Let men walk straight or let them err,
He never leaves them as they were.
While ladies draw their stockings on
The ladies they were are up and gone.
I pen my lines, I finish, I scan them,
I’m not the poet who began them.
Each moment Time, the lord of changers,
Stuffs our skins with ephemeral strangers.
Good heavens, how remote from me
The billion people I used to be!
Flinch with me, brothers, why not flinch,
Shirts caught in the eternal winch?
Come, let us flinch till Time stands still;
Although I do not think he will.
Hark, brothers, to the dismal proof:
The seconds spattering on the roof!

-Ogden Nash

Drinking up this last one.

Some days the birds are so joyful in my garden that they appear to be beside themselves with exuberance. The finches and warblers gather at the chapel feeder, and then a few fly off into the trees to peck around, I assume for insects. A sparrow swoops toward the fountain, and then pauses, and twists midflight into a hairpin turn back the way it came. I have watched this fancy wing-work many times, as this morning from my spot by the table, which is now a sort of icon corner also. If the birds can have so much fun, maybe I should not worry about the way I flit about in my own little realm.

On a morning like today, when the sun is shining, it can be quite lively with titmice, chickadees and towhees, too. I’m afraid the hawks notice this activity; several times there have been brief encounters when they dive silently onto the playground of little birds, and the sound and size of their wings catches my attention — then they are gone.

But twice this month it happened. Once after the attack the raptor sat on the fence, backlit by the morning sun; I could see the shape and size of it, and the color of its breast. The next time I saw its dark gray back just before it disappeared. I think it was a Cooper’s Hawk. When I read about them, their habit of eating smaller birds was mentioned.

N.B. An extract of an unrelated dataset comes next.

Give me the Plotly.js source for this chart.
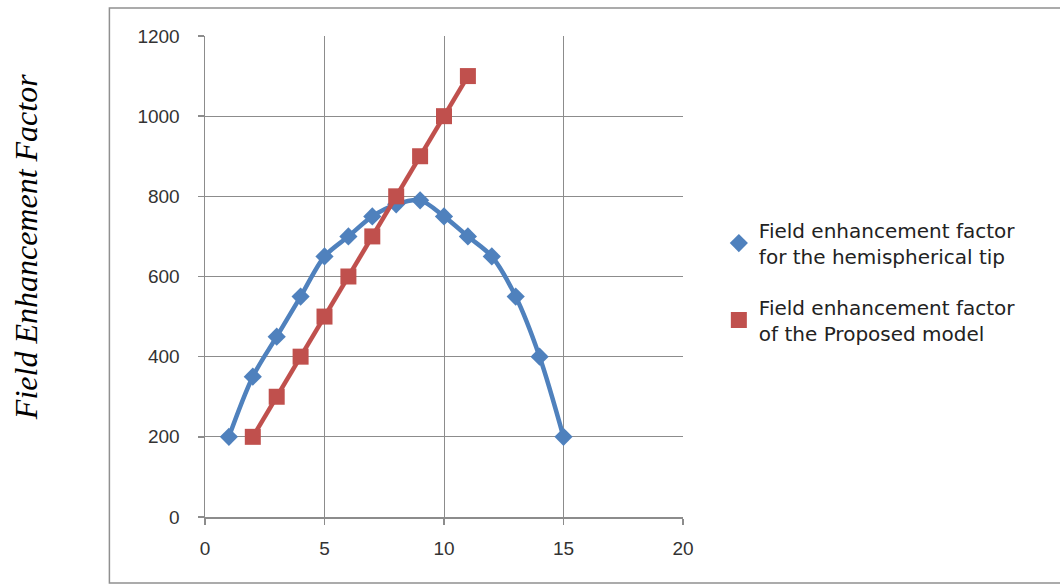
<!DOCTYPE html>
<html>
<head>
<meta charset="utf-8">
<script src="https://cdn.plot.ly/plotly-3.0.1.min.js"></script>
<style>html,body{margin:0;padding:0;background:#fff;}#chart{width:1060px;height:584px;}</style>
</head>
<body>
<div id="chart"></div>
<script>
// Data
var hemiX = [1, 2, 3, 4, 5, 6, 7, 8, 9, 10, 11, 12, 13, 14, 15];
var hemiY = [200, 350, 450, 550, 650, 700, 750, 780, 790, 750, 700, 650, 550, 400, 200];
var propX = [2, 3, 4, 5, 6, 7, 8, 9, 10, 11];
var propY = [200, 300, 400, 500, 600, 700, 800, 900, 1000, 1100];
var hemiName = 'Field enhancement factor<br>for the hemispherical tip';
var propName = 'Field enhancement factor<br>of the Proposed model';
var yTitle = '<i>Field Enhancement Factor</i>';
var xTicks = [0, 5, 10, 15, 20];
var yTicks = [0, 200, 400, 600, 800, 1000, 1200];

var blue = '#4F81BD', red = '#C0504D';
var traces = [
  {x: hemiX, y: hemiY, mode: 'lines', line: {color: blue, width: 4.5, shape: 'spline', smoothing: 0.9}, showlegend: false, hoverinfo: 'skip'},
  {x: hemiX, y: hemiY, mode: 'markers', marker: {symbol: 'diamond', color: blue, size: 14}, name: hemiName, legendgroup: 'a'},
  {x: propX, y: propY, mode: 'lines', line: {color: red, width: 4.5}, showlegend: false, hoverinfo: 'skip'},
  {x: propX, y: propY, mode: 'markers', marker: {symbol: 'square', color: red, size: 16}, name: propName, legendgroup: 'b'}
];
var gridC = '#8c8c8c';
var tickF = {family: 'Liberation Sans, Arial, sans-serif', size: 19, color: '#333'};
var layout = {
  width: 1060, height: 584,
  margin: {l: 205, r: 377, t: 36, b: 67},
  paper_bgcolor: '#fff', plot_bgcolor: '#fff',
  font: {family: 'Liberation Sans, Arial, sans-serif', size: 19, color: '#333'},
  xaxis: {range: [0, 20], tickvals: xTicks, showgrid: true, gridcolor: gridC, gridwidth: 1,
    zeroline: false, showline: true, linecolor: gridC, linewidth: 1.5, tickfont: tickF,
    ticks: 'outside', ticklen: 6, tickcolor: gridC, tickwidth: 1.5, ticklabelstandoff: 8, fixedrange: true},
  yaxis: {range: [0, 1200], tickvals: yTicks, showgrid: true, gridcolor: gridC, gridwidth: 1,
    zeroline: false, showline: true, linecolor: gridC, linewidth: 1.5, tickfont: tickF,
    ticks: 'outside', ticklen: 6, tickcolor: gridC, tickwidth: 1.5, ticklabelstandoff: 14, fixedrange: true},
  showlegend: true,
  legend: {x: 1.075, y: 0.637, xanchor: 'left', yanchor: 'top', tracegroupgap: 22,
    font: {family: 'DejaVu Sans, Verdana, sans-serif', size: 20, color: '#222'}, itemwidth: 30},
  annotations: [{text: yTitle, xref: 'paper', yref: 'paper', x: -0.3745, y: 0.561, textangle: -90,
    showarrow: false, xanchor: 'center', yanchor: 'middle',
    font: {family: 'Liberation Serif, Times New Roman, serif', size: 32, color: '#000'}}],
  shapes: [{type: 'rect', xref: 'paper', yref: 'paper', x0: -0.2, x1: 1.8, y0: -0.137, y1: 1.058,
    line: {color: '#909090', width: 1.5}}]
};
Plotly.newPlot('chart', traces, layout, {displayModeBar: false, staticPlot: true});
</script>
</body>
</html>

The last day of October is quieting my heart. I know, in the coming months it will be a struggle, to get myself outdoors as much as I know is sublime and profitable, but today was easy. Even the honeybees were enjoying my warm corner with the salvia that has many new little flowers on the ends of mostly dried-up stems. When I first sat down there, the bees were a little slow, but as the temperature rose so did their speed.

So many days of the month have been dreary and discouraging. I think at the beginning of it the plants were suffering from heat and smoke. Now they like the clean and cooler air. I forgot to water the succulents under the manzanita, and one poor specimen is showing just how it feels to be hanging on with one’s roots, conserving water, letting go of leaf after leaf while waiting for the gardener to bring refreshment.

But the majority are enjoying what might be their favorite, blooming time of year:

These last few hours of October are full to bursting with the beauty of the season. I know tomorrow will not be much different from today, in reality. But in our minds…. we remember that it’s time to turn the page of the calendar.

A jasmine flower just opened.

Hiding under their feathers.

THE BIRDS OF PASSAGE

You are the one who made us
You silver all the minnows in all rivers
You wait in the deep woods
To find the newborn fox cubs
And unseal their eyes
You shower the sky with stars

You walk alone
In the wild royal darkness
Of the heavens above the heavens
Where no one else can go.

When the fragile swallows assemble
For their pilgrimages
When the hummingbirds
Who are scarcely more
Than a glittering breath
Set out for the rain forest
To drink from the scarlet flowers
On the other side of the world
With only now and then
The mast of a passing ship
For a resting place and an inn

When the Canada geese
Are coming down from the north
When the storks of Europe
Stretch out their necks toward Egypt
From their nests on the chimney tops
When shaking their big wings open
And trailing their long legs after them
They rise up heavily
To begin their autumn flight

You who speak without words
To your creatures who live without words
Are hiding under their feathers

To give them a delicate certainty
On the long dangerous night journey.